In modo semplicissimo. Erano gli anni Novanta e immaginavo che le ‘killer application’ della Rai, tipo i film e le partite di calcio, sarebbero passate alla Pay Tv e stavo studiando forme di fiction seriale che potevano sostituirle. Un giorno mi chiama Elvira Sellerio, che all’epoca era diventata consigliere d’amministrazione Rai, e mi dice: «Guarda Giovanni, tu che hai sempre tante idee, qui vogliono vendere il centro di produzione di Napoli e io sono l’unico consigliere del Sud, devo salvarlo. Portami un’idea». Io ce l’avevo e insieme abbiamo fatto nascere Un Posto al Sole. Oggi non lo seguo, ma speravo che avesse questo successo. Ha fatto ricchi tutti i produttori esecutivi che si sono succeduti nella gestione del prodotto.
Si sente parte dell’innovazione culturale e comunicativa italiana?
Mi sento uno che ha fatto il suo lavoro su tutti i fronti con molta passione.
Attualmente è in onda su Rai Radio 1 con Il Mix delle 23. È ispirato a qualche suo programma passato?
È ispirato a Mixer e a La storia siamo noi. La storia ha successo, funziona sempre di più. Anche l’attualità. Mi sembra di seguire una domanda del pubblico che è sempre più forte.
Ha scritto un libro con Piero Corsini, La storia sono loro. Ma quindi chi è la storia? Noi o loro?
La storia sono loro che siamo noi.
Quindi siamo protagonisti della storia ma anche spettatori?
Assolutamente sì.
Si è ispirato a qualche modello nella sua carriera professionale?
Nessun modello, ma ho avuto tanti punti di riferimento come Dan Rather in America, Sergio Zavoli e Brando Giordani.
Com’è stato confrontarsi con tante personalità?
Interessante e ogni volta stimolante. Ho incontrato persone di ogni tipo, dal Dalai Lama ad Arafat, da Bob Kennedy ad Armand Hammer – l’uomo che portava avanti i rapporti tra Lenin e l’America -, anche grandi manager come Giovanni Agnelli, Marco Tronchetti Provera, Cesare Romiti, Carlo De Benedetti. E ancora, Marguerite Yourcenar, Gabriel García Márquez. Ognuno ha arricchito profondamente la mia umanità e la mia consapevolezza. Che non sappiamo mai niente e dobbiamo sempre imparare. Ho cercato di far diventare questi insegnamenti un patrimonio comune.
Qual è la critica più costruttiva che ha ricevuto?
Ne ho ricevute talmente tante che non me le ricordo. La verità è che nella vita non si perde mai, o si vince o si impara.
Oggi guarda la Tv?
Sì, guardo soprattutto i canali tematici perché voglio vedere le novità.
Ci sono format internazionali che importerebbe?
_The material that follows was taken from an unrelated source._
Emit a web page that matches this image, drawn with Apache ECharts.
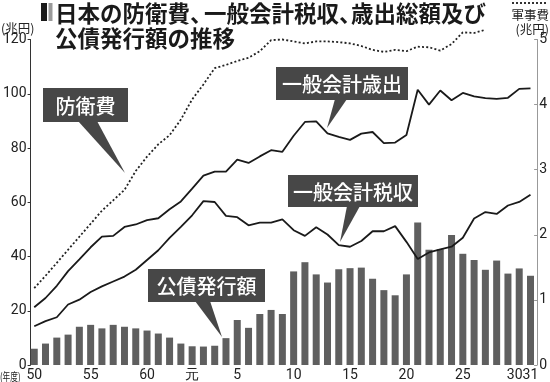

No perché li ritengo tutti format d’intrattenimento preserale uguali, un po’ banali. Credo che il più interessante sia 60 Minutes.
Lei si è laureato in Giurisprudenza. Se non avesse fatto il giornalista, avrebbe continuato nel campo del diritto o avrebbe fatto altro?
Avrei fatto il calciatore, perché ne ho avuto l’opportunità, oppure lo scrittore. Non ho proseguito nel campo del diritto perché mio padre è stato uno dei più grandi giuristi del Novecento e a 50 anni non volevo essere il degno figlio del professor Minoli. Volevo diventare me stesso. Avevo una grande ambizione per la televisione, la sentivo un mezzo generazionale. Non venire né dal campo del giornalismo né dalla Tv mi è servito per avere una maggiore creatività. Il pensiero laterale ha potuto fecondare meglio quello principale perché non era bloccato da regole già stabilite. Basti guardare i faccia a faccia di Mixer: all’epoca erano una follia televisiva. Ora sono un marchio di fabbrica.
Può imparare qualcosa dai giovani d’oggi?
Non so chi siano i giovani d’oggi, ognuno è diverso. A livello generazionale sono sicuramente più tecnologici e immediati nella comunicazione.